Chappy Asel, an ex-Apple engineer and founder of The AI Collective, asserts that the integration of AI into the crypto industry is more about establishing financial systems for autonomous agents than about chatbots. At Consensus Miami, Asel highlighted that as software agents increasingly make economic choices on behalf of users and businesses, they necessitate payment systems capable of low-latency, scalable transactions. “When agents dominate financial decision-making, how do they transact with one another?” he queried during a panel discussion. “Such processes should be systematic, mechanistic, involving microtransactions and minimal latency.” Asel, who worked on Apple’s Vision Pro and early AI initiatives before starting The AI Collective, discussed the convergence of crypto and AI from a practical standpoint.
“The primary thing I’ve heard repeatedly at this conference—even among friends familiar with AI but not blockchain—is agentic payments,” Asel noted. Stablecoins enable 24/7 settlement, while smart contracts facilitate programmable execution, making their integration the logical step for mainstreaming agentic payments without human intervention.
However, the concept remains in its infancy, with many companies still depending on centralized APIs and traditional payment systems. Efforts to develop “agentic payments” infrastructure have yet to generate significant commercial activity, indicating that this narrative might be advancing faster than actual demand.
Asel suggested that while machine-to-machine commerce may take time to establish itself, the overlap between crypto and AI could manifest in other areas sooner. He remarked, “Many claim models aren’t adequate; it’s not that—it’s about compute power, data centers, and energy driving AI decisions now.” This perspective aligns with a broader shift where access to chips, power, and data center capacity is becoming crucial for competitive advantage.
Parts of the crypto industry are already capitalizing on this trend.
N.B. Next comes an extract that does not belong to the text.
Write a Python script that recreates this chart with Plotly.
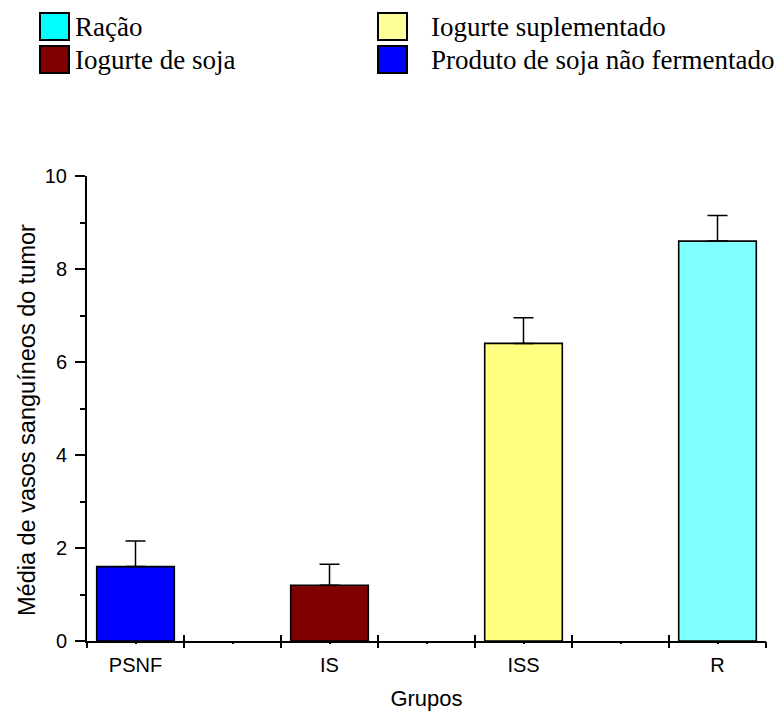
import plotly.graph_objects as go

# ---- data ----
categories = ["PSNF", "IS", "ISS", "R"]
means = [1.6, 1.2, 6.4, 8.6]
errors_up = [0.55, 0.45, 0.55, 0.55]
bar_colors = ["#0000FF", "#800000", "#FFFF80", "#80FFFF"]

legend_labels = ["Ração", "Iogurte suplementado", "Iogurte de soja", "Produto de soja não fermentado"]
legend_colors = ["#00FFFF", "#FFFF99", "#800000", "#0000FF"]

y_title = "Média de vasos sanguíneos do tumor"
x_title = "Grupos"

# ---- layout constants ----
W, H = 783, 713
ML, MR, MT, MB = 87, 17, 176, 72
SANS = "Arial, Liberation Sans, sans-serif"
SERIF = "Times New Roman, Liberation Serif, serif"


def px_x(px):
    return (px - ML) / (W - ML - MR)


def px_y(py):
    return (H - MB - py) / (H - MT - MB)


fig = go.Figure()

fig.add_trace(go.Bar(
    x=categories, y=means, width=0.4,
    marker=dict(color=bar_colors, line=dict(color="black", width=1.6)),
    error_y=dict(type="data", array=errors_up, arrayminus=[0] * len(means),
                 symmetric=False, color="black", thickness=1.5, width=10),
    showlegend=False, hoverinfo="skip",
))

# empty helper traces so the tick-only overlay axes are drawn
for ax in ["x2", "x3"]:
    fig.add_trace(go.Scatter(x=[], y=[], xaxis=ax, yaxis="y",
                             showlegend=False, hoverinfo="skip"))

# ---- manual legend (2 columns x 2 rows) ----
col_x = [40, 378]
row_y = [13, 46]
box_w, box_h = 29, 27
text_gap = [4, 22]
shapes = []
annotations = []
for i, (lab, col) in enumerate(zip(legend_labels, legend_colors)):
    c, r = i % 2, i // 2
    x0, y0 = col_x[c], row_y[r]
    shapes.append(dict(type="rect", xref="paper", yref="paper",
                       x0=px_x(x0), x1=px_x(x0 + box_w),
                       y0=px_y(y0), y1=px_y(y0 + box_h),
                       fillcolor=col, line=dict(color="black", width=2)))
    annotations.append(dict(xref="paper", yref="paper",
                            x=px_x(x0 + box_w + text_gap[c]), y=px_y(y0 + box_h / 2),
                            xanchor="left", yanchor="middle", showarrow=False,
                            text=lab, font=dict(family=SERIF, size=27, color="black")))

# y-axis title (placed slightly below the axis centre, as in the original)
annotations.append(dict(xref="paper", yref="paper", x=px_x(27), y=px_y(420),
                        xanchor="center", yanchor="middle", showarrow=False,
                        textangle=-90, text=y_title,
                        font=dict(family=SANS, size=23.5, color="black")))

n = len(categories)
fig.update_layout(
    width=W, height=H, autosize=False,
    margin=dict(l=ML, r=MR, t=MT, b=MB, pad=0),
    paper_bgcolor="white", plot_bgcolor="white",
    showlegend=False,
    shapes=shapes, annotations=annotations,
    xaxis=dict(
        type="category", range=[-0.25, n - 0.75],
        showline=True, linecolor="black", linewidth=2,
        ticks="outside", ticklen=5, tickcolor="rgba(0,0,0,0)",
        tickfont=dict(family=SANS, size=20, color="black"),
        title=dict(text=x_title, font=dict(family=SANS, size=22, color="black"), standoff=16),
        showgrid=False, zeroline=False, fixedrange=True, automargin=False,
    ),
    xaxis2=dict(
        overlaying="x", anchor="y", range=[0, 2 * n - 1],
        tick0=0, dtick=1, ticks="outside", ticklen=6, tickwidth=2, tickcolor="black",
        minor=dict(dtick=0.5, ticks="outside", ticklen=2, tickwidth=1.5, tickcolor="black"),
        showticklabels=False, showline=False, showgrid=False, zeroline=False, fixedrange=True,
    ),
    xaxis3=dict(
        overlaying="x", anchor="y", range=[0, 2 * n - 1],
        tick0=0, dtick=1, ticks="inside", ticklen=6, tickwidth=2, tickcolor="black",
        showticklabels=False, showline=False, showgrid=False, zeroline=False, fixedrange=True,
    ),
    yaxis=dict(
        range=[0, 10], tick0=0, dtick=2,
        showline=True, linecolor="black", linewidth=2,
        ticks="outside", ticklen=10, tickwidth=2, tickcolor="black",
        ticklabelstandoff=4,
        minor=dict(dtick=1, ticks="outside", ticklen=5, tickwidth=2, tickcolor="black"),
        tickfont=dict(family=SANS, size=20, color="black"),
        showgrid=False, zeroline=False, fixedrange=True, automargin=False,
    ),
)

fig.write_html("out.html")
Many bitcoin miners have transitioned toward AI hosting and high-performance computing over the past year, leveraging infrastructure initially developed for mining to accommodate AI workloads.
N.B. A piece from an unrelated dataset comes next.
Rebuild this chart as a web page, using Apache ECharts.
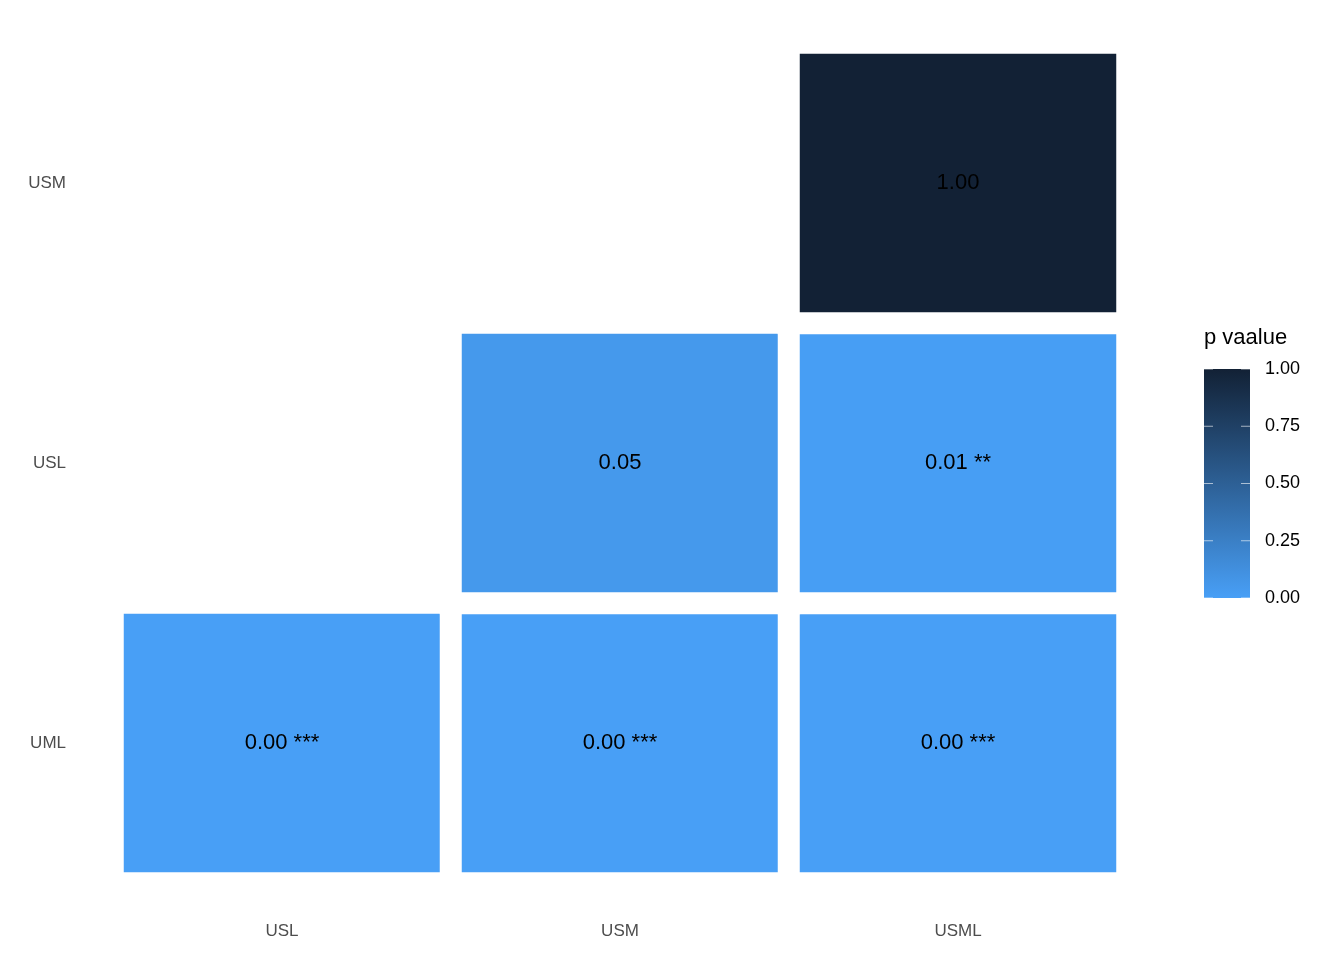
<!DOCTYPE html>
<html><head><meta charset="utf-8">
<script src="https://cdn.jsdelivr.net/npm/echarts@6/dist/echarts.min.js"></script>
<style>html,body{margin:0;padding:0;background:#fff}#c{width:1344px;height:960px}</style>
</head><body><div id="c"></div>
<script>
const xCats = ['USL','USM','USML'];
const yCats = ['UML','USL','USM'];
// [xIndex, yIndex, p]
const cells = [[0,0,0.0003],[1,0,0.0002],[2,0,0.0004],[1,1,0.05],[2,1,0.01],[2,2,1.00]];
const stars = ['***','***','***','','**',''];
const legendTicks = [0,0.25,0.5,0.75,1];
const lowC='#489ff6', highC='#122135';
const chart = echarts.init(document.getElementById('c'));
const lgX=1204, lgTop=369, lgH=229, lgW=46;
const g=[
 {type:'text',left:1204,top:327,style:{text:'p vaalue',font:'22px "Liberation Sans"',fill:'#000'}},
 {type:'rect',shape:{x:lgX,y:lgTop,width:lgW,height:lgH},style:{fill:new echarts.graphic.LinearGradient(0,0,0,1,[{offset:0,color:highC},{offset:1,color:lowC}])}}
];
legendTicks.forEach(t=>{
  const y=lgTop+lgH*(1-t);
  g.push({type:'line',shape:{x1:lgX,y1:y,x2:lgX+9,y2:y},style:{stroke:'#fff',opacity:0.6,lineWidth:1}});
  g.push({type:'line',shape:{x1:lgX+lgW-9,y1:y,x2:lgX+lgW,y2:y},style:{stroke:'#fff',opacity:0.6,lineWidth:1}});
  g.push({type:'text',x:1265,y:y,style:{text:t.toFixed(2),font:'18px "Liberation Sans"',fill:'#000',verticalAlign:'middle'}});
});
chart.setOption({
  animation:false,
  grid:{left:113,right:1344-1127,top:43,bottom:960-883},
  xAxis:{type:'category',data:xCats,axisLine:{show:false},axisTick:{show:false},splitLine:{show:false},
    axisLabel:{color:'#4d4d4d',fontSize:17,fontFamily:'Liberation Sans',margin:40}},
  yAxis:{type:'category',data:yCats,axisLine:{show:false},axisTick:{show:false},splitLine:{show:false},
    axisLabel:{color:'#4d4d4d',fontSize:17,fontFamily:'Liberation Sans',margin:47}},
  visualMap:{show:false,min:0,max:1,inRange:{color:[lowC,highC]},dimension:2},
  graphic:g,
  series:[{type:'heatmap',data:cells,
    itemStyle:{borderColor:'#fff',borderWidth:22},
    label:{show:true,fontSize:22,fontFamily:'Liberation Sans',color:'#000',
      formatter:p=>{const s=stars[p.dataIndex];return p.value[2].toFixed(2)+(s?' '+s:'');}},
    emphasis:{disabled:true}}]
});
</script></body></html>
For founders navigating these uncertainties, Asel advised a straightforward approach: experimentation. “In an increasingly uncertain world, things will only intensify,” he said. “This calls for more time spent exploring new technologies.” Crypto’s user adoption issues have long been tied to usability challenges. Yet, AI agents do not require onboarding tutorials, are unfazed by MetaMask, or need to remember seed phrases. If autonomous software becomes a significant economic player, crypto might find a user base that naturally operates in code.